I’m not sure if you heard but Quentin Tarantino was on a podcast called The Rewatchables recently where he spoke in depth about three favourite films of his, movies he wanted to discuss with the critics hosting the show. He picked Dunkirk, Unstoppable and King of New York. He was full of praise for you and was talking a lot about your movies like Ms .45, The Gladiator, China Girl and King of New York and how much he loved them.

The Gladiator? Okay.

Yes. He went in deep. He even talked about Miami Vice episodes you directed and Crime Story.

He’s like an idiot savant. He’s brilliant. I don’t know how he keeps on top of all that information. But I’m happy. You know, I knew him back in the day. He was doing Reservoir Dogs when we were making Bad Lieutenant.

The Keitel connection.

Yeah Harvey. He [Tarantino] was cool.

You’ve got Tommaso screening here. Then your next film Siberia not soon after. I’m sure we’re going to see it here. If people were rediscovering your work, is there any movies that you directed that you think went a little underrated or underseen that you would like people to check out?

How about never seen [chuckling] – ‘R Xmas [2001 crime thriller starring Drea de Matteo and Ice-T]

I’m not sure that ever properly came out in Ireland.

I don’t think it came out anywhere.
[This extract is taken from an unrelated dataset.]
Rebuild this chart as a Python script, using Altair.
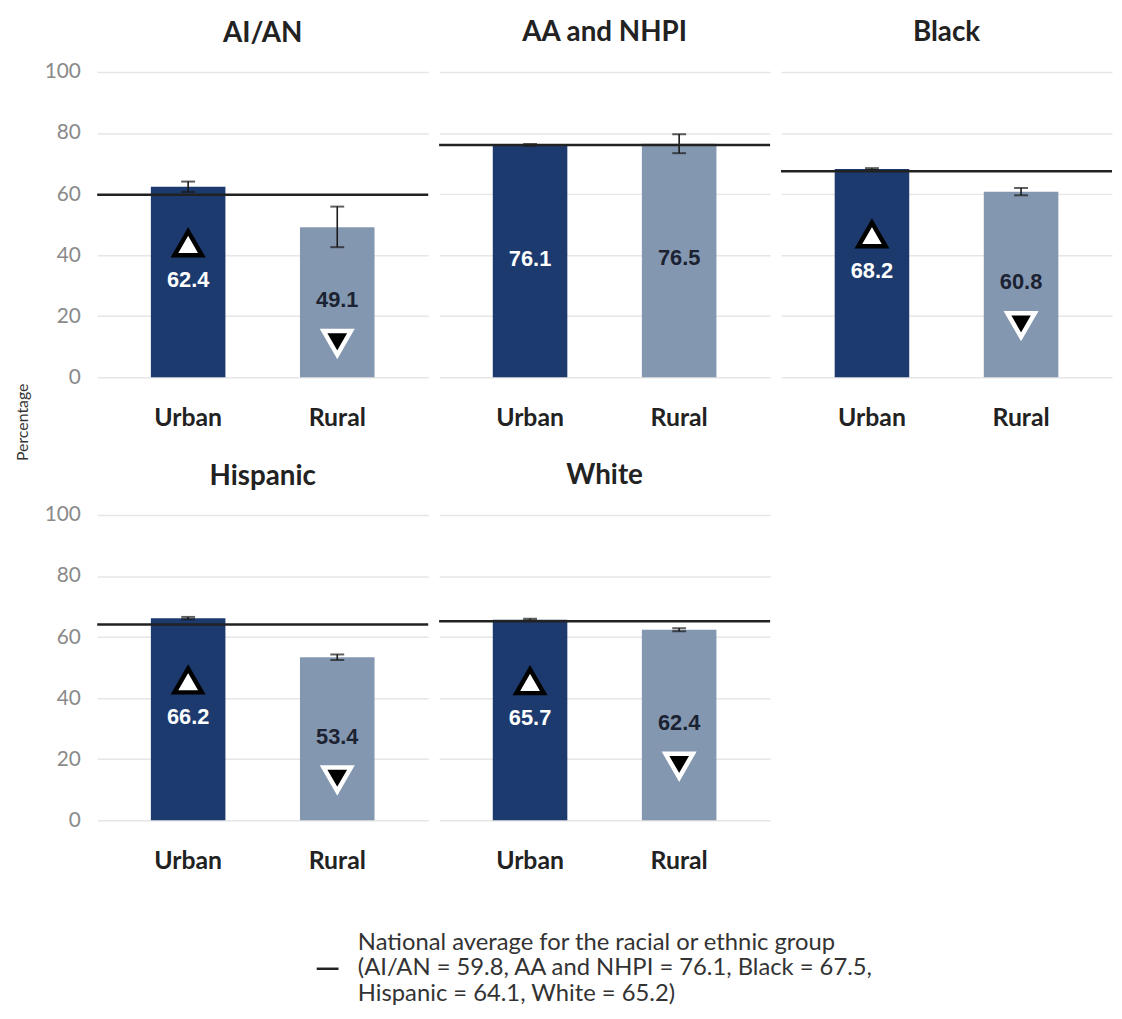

Maybe New York or the States. Check it out.

I think Napoli, Napoli, Napoli is an incredible movie.

There’s a documentary – we did it with Chelsea on the Rocks too – where we were shooting dramatic scenes within the framework of a documentary.
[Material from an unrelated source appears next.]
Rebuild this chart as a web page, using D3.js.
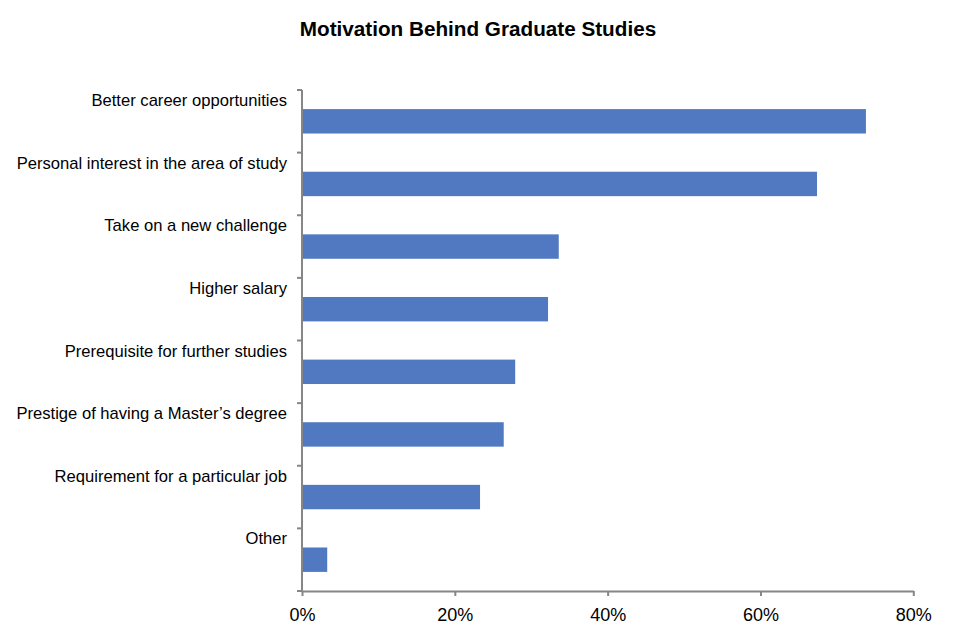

Do you like doing documentary films?

I love it. It’s loose and free. I like talking to people. I like hearing other people’s stories.

I saw a quote from Willem Dafoe where he said about you: “He’s not a criminal. He’s not a street guy. But he has some affinity with those people.” Where do you think that comes from? I was watching Napoli, Napoli, Napoli and you are interviewing these prison inmates and going to pretty rough areas and you are getting so much out of them. And there’s a lot of empathy.

They’re my homeboys. Like you, you’re from there. You sense your soul, you sense your connection. It’s beautiful. To have the opportunity to do it, to shoot it, to interconnect, it’s the act of making a movie.

While we’re going into your filmmography, you directed the pilot episode for Crime Story and episodes of Miami Vice. Now, in this prestige era of television, they feel like the first examples of that – bringing a cinematic style and non-serialised storytelling to TV. Did it feel like that at the time?

Yeah. Well Michael Mann, he was like the big dog then, man, doing that stuff. He was great. To him, everything was the most important thing in the fucking world – the guy’s tie, the bottles on the floor. He’s very special. He brought this unique thing. He didn’t give a shit it was TV.

It’s all shooting, man. It doesn’t matter where or who it’s for. It’s about who is behind the camera, their mindset.

Would you ever return to TV?

I’d do anything. How people watch films, who cares? I shoot the same way. I’m still bringing the same thing hopefully to every fucking shot. I’m not thinking about how people are going to watch it. I’m worried about the frame, bro.

Can we talk about your next film Siberia?

I mean, it’s hard to talk about. That’s why it took so long to get made. It’s Willem again.

I hear he’s playing four characters.

Well, he’s in there a couple of times. He does a couple of different things. We play the double game. There’s a lot of personal stuff of his in there. There’s his father. He’s playing him.

It’s a journey. We got out of our comfort zone. We’re up the top of the Alps. We’re shooting dog sleds. We’re shooting in the desert in Mexico. We’re in LA wrestling bears. It’s fucking crazy shit.

Sounds like you are in your element.

[Laughing] Yeah! It’s become my element! Then we go back home and shoot Tommaso 2.

Tommaso screened as part of the Silk Road International Film Festival. It does not have a general Irish release date yet.